When Bio-X was named, the intention was clear: biology plus "X" encompassed all related fields, including engineering, chemistry, physics, biophysics, genetics, medical and clinical sciences, as well as even law and business. This expansive approach has enabled us to reach out to faculty across the university, fostering collaborations that bring together diverse expertise to solve pressing issues.

Our website showcases numerous examples of successful collaborations and serves as a platform to communicate our mission. Over the years, we've provided support for faculty and student collaborations through funding opportunities. Currently, over a thousand faculty members belong to BioX, allowing them to apply for seed grants and students to pursue interdisciplinary research projects through Ph.D. fellowships.

While it's challenging to accommodate all proposals from Stanford faculty due to resource constraints, we strive to support approximately 15 to 20% of submissions, all of which demonstrate novel ideas and high quality. This support has not only facilitated groundbreaking research but has also nurtured a vibrant community of collaborators who value the ethos of sharing and cooperation. There are many institutions that have programs like Bio-X, but I don’t think they started as early as Stanford, in 1998!

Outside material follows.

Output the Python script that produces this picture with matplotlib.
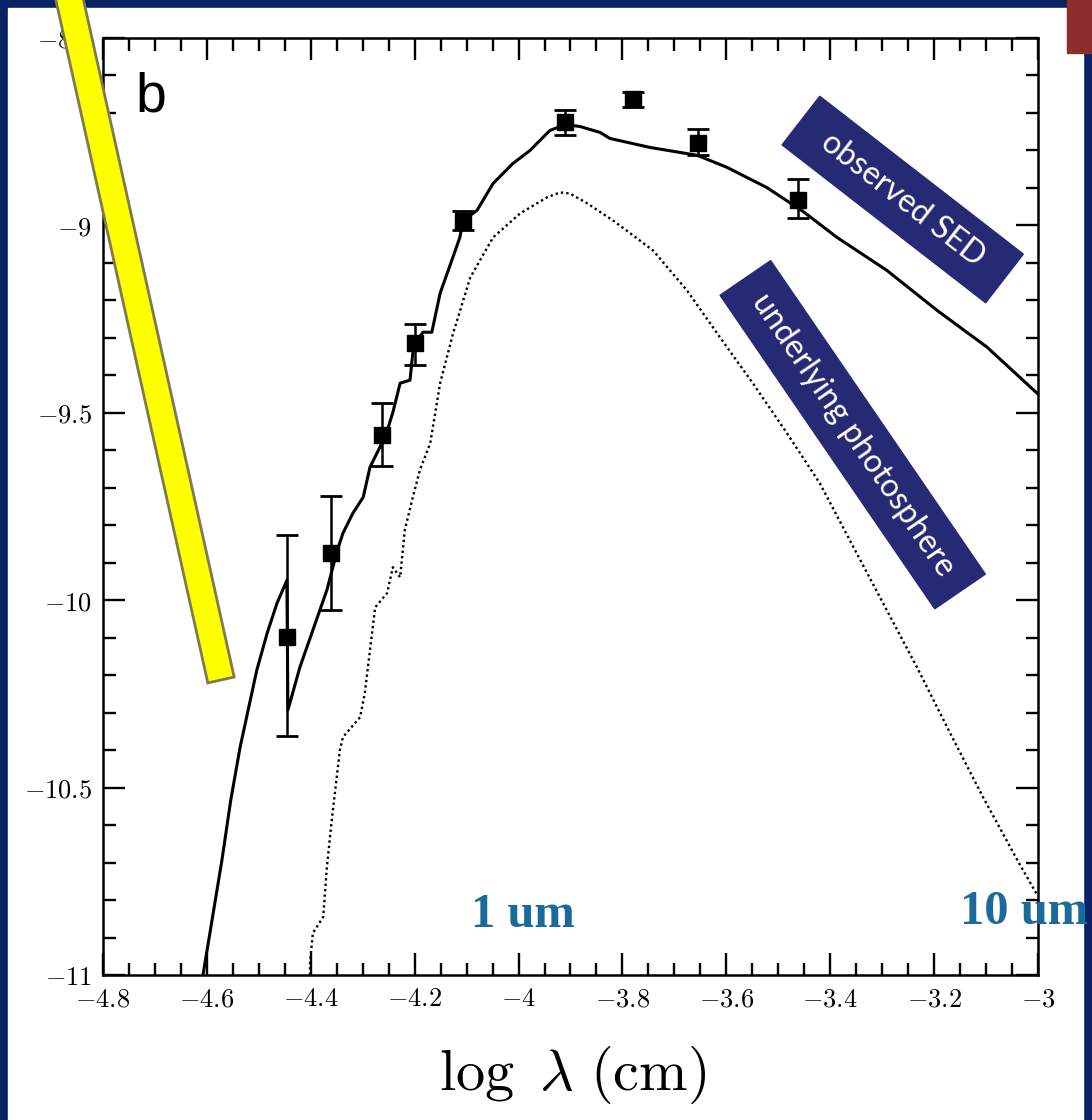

Undoubtedly, the COVID-19 pandemic has affected our activities, but as we gradually return to in-person events like symposia and gatherings in the cafeteria, we're reminded of the importance of personal interactions in fostering collaboration. After all, resources such as research funding and food can be powerful catalysts for bringing people together and sparking new ideas.

About Professor Shatz

Carla J. Shatz is Sapp Family Provostial Professor of Biology and Neurobiology and the Catherine Holman Johnson Director of Bio-X, Stanford University’s pioneering interdisciplinary biosciences program. She received her B.A. in Chemistry from Radcliffe College in 1969, an M.Phil. (Physiology; 1971) from University College London as a Marshall Scholar, and a Ph.D. (Neurobiology; 1976) from Harvard Medical School. Shatz joined the faculty at Stanford in 1978, then moved to University of California at Berkeley in 1992, and to Harvard Medical School in 2000 as the first woman Chair of the Department of Neurobiology. She returned to Stanford in 2007 to direct Bio-X. Dr. Shatz is a neuroscientist who has devoted her career to understanding the dynamic interplay between genes and environment that shapes brain circuits - the very essence of our being. Shatz has earned many honors and awards, including election to the National Academy of Sciences, the American Philosophical Society and the Royal Society of London. She received the Gruber Neuroscience Prize in 2015. In 2016, she was the recipient of the Champalimaud Vision Prize, and also the Kavli Prize in Neuroscience for the discovery of mechanisms that allow experience and neural activity to remodel brain circuits. In 2018, she received the Harvey Prize in Science and Technology from the Technion Israel Institute of Technology.